NEW DELHI–The government will pay banks a 2.5 percent commission for mobilising gold under the gold monetisation scheme and depositors will be permitted premature withdrawal of the precious metal deposited, an official statement said on Sunday.

“The banks would be getting a 2.5 percent commission for the scheme which will include the charges payable to the collection and purity-testing Centres/Refiners,” the finance ministry said in a statement on the gold monetisation scheme.

“It is expected that the modifications will make the scheme more attractive for potential depositors,” it said.

As per the revised guidelines, the government will pay participating banks a fee services like gold purity testing, refining, storage and transportation on medium and long term gold deposits.

Premature redemption have been now permitted under medium and long-term government deposits.

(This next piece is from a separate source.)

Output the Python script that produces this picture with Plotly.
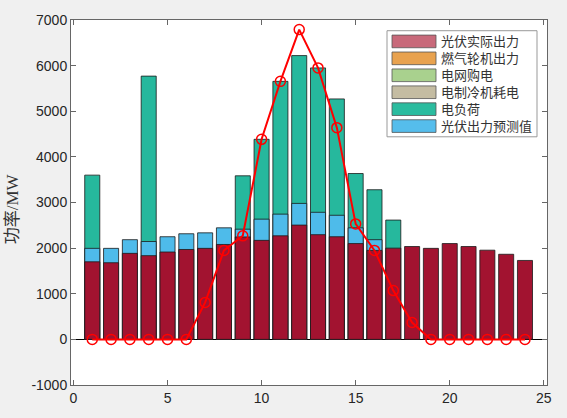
import plotly.graph_objects as go

# 数据
hours = list(range(1, 25))
pv_actual = [1700, 1680, 1885, 1835, 1915, 1970, 1995, 2080, 2245, 2170, 2270, 2505,
             2295, 2250, 2100, 1950, 2000, 2035, 1995, 2100, 2035, 1955, 1865, 1730]
pv_forecast = [1995, 1995, 2185, 2145, 2250, 2315, 2335, 2445, 2415, 2635, 2745, 2980,
               2785, 2720, 2445, 2185, None, None, None, None, None, None, None, None]
load = [3600, None, None, 5770, None, None, None, None, 3585, 4385, 5655, 6220,
        5950, 5270, 3635, 3280, 2615, None, None, None, None, None, None, None]
line_vals = [0, 0, 0, 0, 0, 0, 810, 1950, 2270, 4385, 5655, 6790,
             5950, 4640, 2530, 1950, 1070, 370, 0, 0, 0, 0, 0, 0]

y_ticks = [-1000, 0, 1000, 2000, 3000, 4000, 5000, 6000, 7000]
y_ticktext = ["-1000", "0", "1000", "2000", "3000", "4000", "5000", "6000", "7000"]
x_ticks = [0, 5, 10, 15, 20, 25]

legend_names = ["光伏实际出力", "燃气轮机出力", "电网购电", "电制冷机耗电", "电负荷", "光伏出力预测值"]
legend_colors = ["#c8697a", "#e8a24f", "#a9d18e", "#c4bca2", "#2bbc9f", "#55bdec"]

W, H = 567, 418
L, R, T, B = 71, 20, 15, 28
pw, ph = W - L - R, H - T - B


def px_x(x):
    return (x - L) / pw


def px_y(y):
    return (H - B - y) / ph


fig = go.Figure()

# 柱状图叠放：先画最高的电负荷，再画预测值，最后画实际出力
bar_line = dict(color="#1a1a1a", width=0.8)
fig.add_trace(go.Bar(x=hours, y=load, width=0.8, marker=dict(color="#26b89d", line=bar_line),
                     name="电负荷", showlegend=False))
fig.add_trace(go.Bar(x=hours, y=pv_forecast, width=0.8, marker=dict(color="#4ebbea", line=bar_line),
                     name="光伏出力预测值", showlegend=False))
fig.add_trace(go.Bar(x=hours, y=pv_actual, width=0.8, marker=dict(color="#a21330", line=bar_line),
                     name="光伏实际出力", showlegend=False))
fig.add_trace(go.Scatter(x=hours, y=line_vals, mode="lines+markers",
                         line=dict(color="#ff0000", width=2),
                         marker=dict(symbol="circle-open", size=10, color="#ff0000", line=dict(width=1.5)),
                         showlegend=False))

# 图例（手绘，模仿 MATLAB 样式）
step = 17.4
shapes = [dict(type="rect", xref="paper", yref="paper",
               x0=px_x(387), x1=px_x(537), y0=px_y(135), y1=px_y(26),
               line=dict(color="#999999", width=1), fillcolor="white", layer="above")]
annotations = []
for i, (name, col) in enumerate(zip(legend_names, legend_colors)):
    cy = 37 + i * step
    shapes.append(dict(type="rect", xref="paper", yref="paper",
                       x0=px_x(392), x1=px_x(436), y0=px_y(cy + 6.5), y1=px_y(cy - 6.5),
                       line=dict(color="#555555", width=0.8), fillcolor=col, layer="above"))
    annotations.append(dict(x=px_x(440), y=px_y(cy), xref="paper", yref="paper",
                            text=name, showarrow=False, xanchor="left", yanchor="middle",
                            borderpad=0,
                            font=dict(family="Liberation Serif, Noto Sans CJK SC", size=13,
                                      color="#333333")))

annotations.append(dict(x=px_x(12.5), y=px_y(209), xref="paper", yref="paper",
                        text="功率/MW", textangle=-90, showarrow=False,
                        xanchor="center", yanchor="middle",
                        font=dict(family="Liberation Serif, Noto Sans CJK SC", size=17, color="#333333")))

fig.update_layout(
    width=W, height=H,
    margin=dict(l=L, r=R, t=T, b=B),
    paper_bgcolor="#f0f0f0",
    plot_bgcolor="white",
    barmode="overlay",
    shapes=shapes,
    annotations=annotations,
    font=dict(family="Liberation Sans, Arial", size=14, color="#262626"),
)
fig.update_xaxes(range=[-0.13, 25.17], tickvals=x_ticks,
                 showgrid=False, zeroline=False, showline=True, linecolor="#666666",
                 mirror="ticks", ticks="inside", ticklen=5, tickcolor="#666666")
fig.update_yaxes(range=[-1000, 7000], tickvals=y_ticks, ticktext=y_ticktext,
                 showgrid=False, zeroline=True, zerolinecolor="#000000", zerolinewidth=1,
                 showline=True, linecolor="#666666",
                 mirror="ticks", ticks="inside", ticklen=5, tickcolor="#666666")

fig.write_html("out.html", config={"displayModeBar": False},
               post_script="document.body.style.margin='0';document.body.style.background='#f0f0f0';")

The monetisation scheme encourages individuals, households and temples to deposit gold jewellery or bars with banks or collection agents. The gold deposited would be later refined for domestic purpose and would help cut dependence on imports.

“Any Medium Term Deposit will be allowed to be withdrawn after three years and any Long Term Deposit after five years. These will be subject to a reduction in the interest payable,” the statement said.

Besides, gold depositors can now give the metal directly to the refiner, instead of only through the Collection and Purity Testing Centres (CPTCs).

“This will encourage the bulk depositors, including institutions, to participate in the scheme,” the statement added.

The finance ministry said the gold monetisation scheme, launched by Prime Minister Narendra Modi last November, provides for tax exemptions on interest earned on the gold deposited and exemption from capital gains made through trading or at redemption.

Bureau of Indian Standards (BIS) has modified the licensing condition for refiners from the existing three years of refining experience to one year towards making the scheme more attractive, it added.

“BIS has published an Expression of Interest (EOI) on its website inviting applications from more than 13,000 licensed jewellers to act as a CPTC in the scheme, provided they have tie-up with BIS licensed refiners,” the statement added.

The government has mobilised around 900 kg of gold in over two-and-a-half months’ time through the scheme, which pays depositors interest of up to 2.50 percent per annum.

In an effort to make the scheme more customer-friendly, the Reserve Bank of India (RBI) said earlier this week that depositors will be able to withdraw medium-term (5-7 year) and long-term government deposits (12-15 years) pre-maturely after the minimum lock-in period, albeit with a penalty.